Sunday, January 31, 2016

Retired Pakistani JAG officer explains issues in Supreme Court litigation

The lawyer who sought to persuade the Supreme Court of Pakistan to entertain his pro se petition concerning military court judgments involving both civilians and serving personnel, has cogently explained the situation for The Nation. Here is an excerpt from the article:
Col Inam Ul Raheim, a former Assistant Advocate General Pakistan Army, had filed the petition in person under Article 184 of the Constitution in the Supreme Court last year.
He prayed that at least one judicial review before the apex court may kindly be provided to all the convicts of military courts whether they are regular members of the armed forces or the civilians subjected due to recent amendments in the best interest of justice.
The lawyer shared with The Nation that the writ petitions filed under Article 199 of Constitution are dismissed by the high courts on the ground that they do not have the jurisdiction. On January a division bench of Lahore High Court dismissed three petitions of the persons, awarded death sentence by military court.
Col Inam said: “When the aggrieved persons approach the apex court the judges there also don’t entertain their petitions then in this situation where do they go.” “Who will provide justice to these people,” he added.
“If the judicial review could not be provided to the victims of the military courts then it would be considered extrajudicial killing through military judicial system,” he stated.
In the petition, he stated that during the tenure of ex-COAS [Chief of Army Staff] General (retd) Pervez Musharraf, military convicts were denied trial proceedings although permissible under PAA [Pakistan Army Act] Rule 130 and many were executed and still many are loitering in the jails.
The petition said under the provisions of Army Act arrest/detention is ordered by any superior officer as well Commanding Officer (CO) and thereafter under PAA Rule 13 the investigation is also conducted by the same CO of the accused.
It states that the same CO, who was investing officer till then, now adopts the role of judge by disposing of case summarily under PAA Section 23 read with PAA Rule 16 and 17, and can award minor punishments up to 28 days rigorous imprisonment.
The petition said during the summary trial an accused is assisted by an officer known as friend of accused but friend of accused can neither address the court nor argue the case. He can only sit with the accused and advise him during the trial. 
The accused can produce defence witnesses but normally nobody dares from the unit to become the defence witness as the investigation and charges are framed by the commanding officer.
The proceedings are forwarded to commander for confirmation and he under PAA Section 123, confirms the proceedings .However he has two options, first he may confirm the proceedings or he may send back the proceedings to the court for revision under PAA Section 126 read with PAA Rule 57which could be done only once.

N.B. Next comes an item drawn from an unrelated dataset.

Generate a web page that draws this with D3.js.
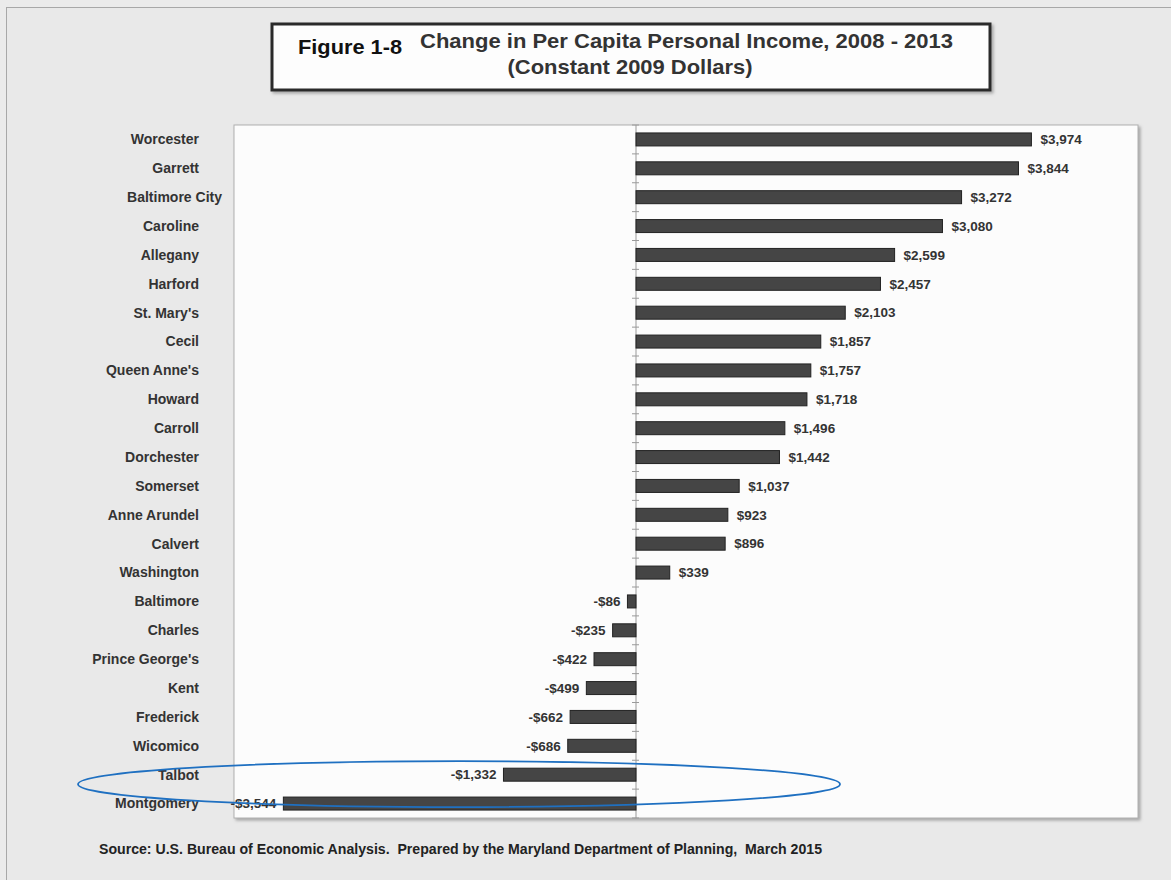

The petition said that only after confirmation by the COAS, the convict gets a right to file an appeal before Court of Appeals consisting of COAS or officers designated by him under PAA Section 133. It said who would be an officer in the chain of command who would reverse the decision of court martial confirmed by the COAS.
The petition said that the persons subject to Army Act are also citizens of this country and have right to be treated justly, fairly and impartially by a forum having judicial mind and in accordance with the constitution.
Plainly, Col. Raheim has a broad systemic challenge in mind. The court held that he lacked standing, but judging by the information he provided to The Nation, he'll be back, this time presumably with one or more clients in tow.